After 911 I found a wonderful book,911: The Book of Help which was a collection of essays and stories and poems by children's writers about that event and its aftermath. One of my favorite pieces was a wonderful poem by Sonia Sones, a poem that I had students perform at several Remembrance Day assemblies. One year I was wandering the book displays at an International Reading Association convention and asked a book seller who was autographing at her booth. She told me Sonia Sones. I was thrilled to meet her . She told me she wished she could have seen my students do her poem and of course, I bought two of her novels written in blank verse which I thoroughly enjoyed. I noted the dedication on one was to her teacher, Myra Cohn Livingstone, a well known children's poet. Years before I had gone to a workshop with Myra Cohn Livingstone. About a week later a package arrived with the Beverly Hills 90210 postal code. I was sure I didn't know any one who lived in Beverly Hills and of course, it was a bibliography she had said she would send.

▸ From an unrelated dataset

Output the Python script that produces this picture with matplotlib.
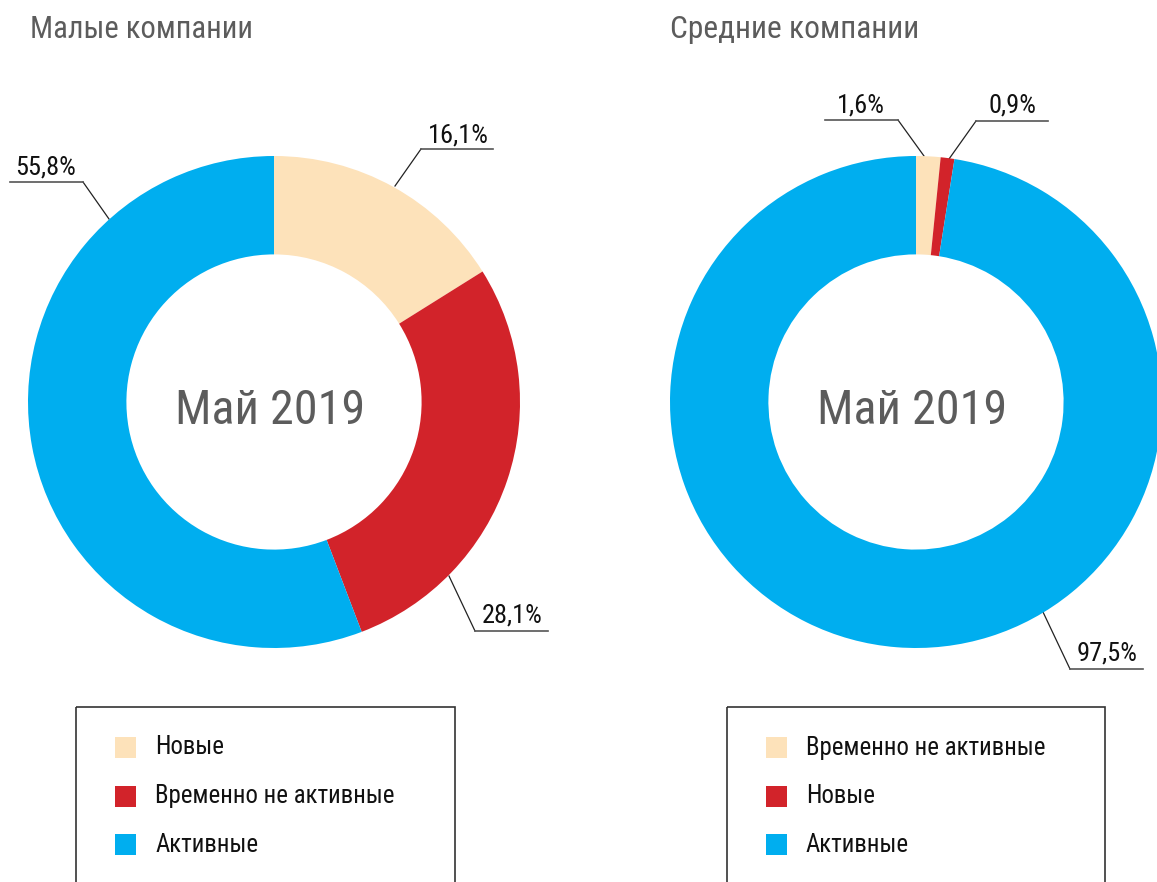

When I read the acknowledgments for Because I am Furniture there was a thank you to Sonya Sones for encouraging Thalia with the writing of this novel. As everyone knows I love connections.
Anyway blank verse novels seem more common and I like them. I think it's the sense of interrupted voice. But I am a bit off topic. You are asking, "What is the novel about?" It's about a girl who feels like a piece of furniture in a home where her father is physical abusive to her older brother and sister but other than disparaging comments leaves her alone. Charming outside of the home, her father is a very angry man and her mom is kind but seemingly powerless to see or to deal with the damage this man does. Joining the volleyball team gives Anka finally the courage to break the silence. One commenter felt the ending was a bit simplistic and perhaps, over optimistic, but I will let you judge.
Recently at the International Reading Association YA writer, Jamie Adoff (who also contributed to the Book of Help) and writes in free verse,commented that many teenagers have tough lives and by reading realistic fiction (which probably can never be as bad as some of their lives) they don't feel so alone.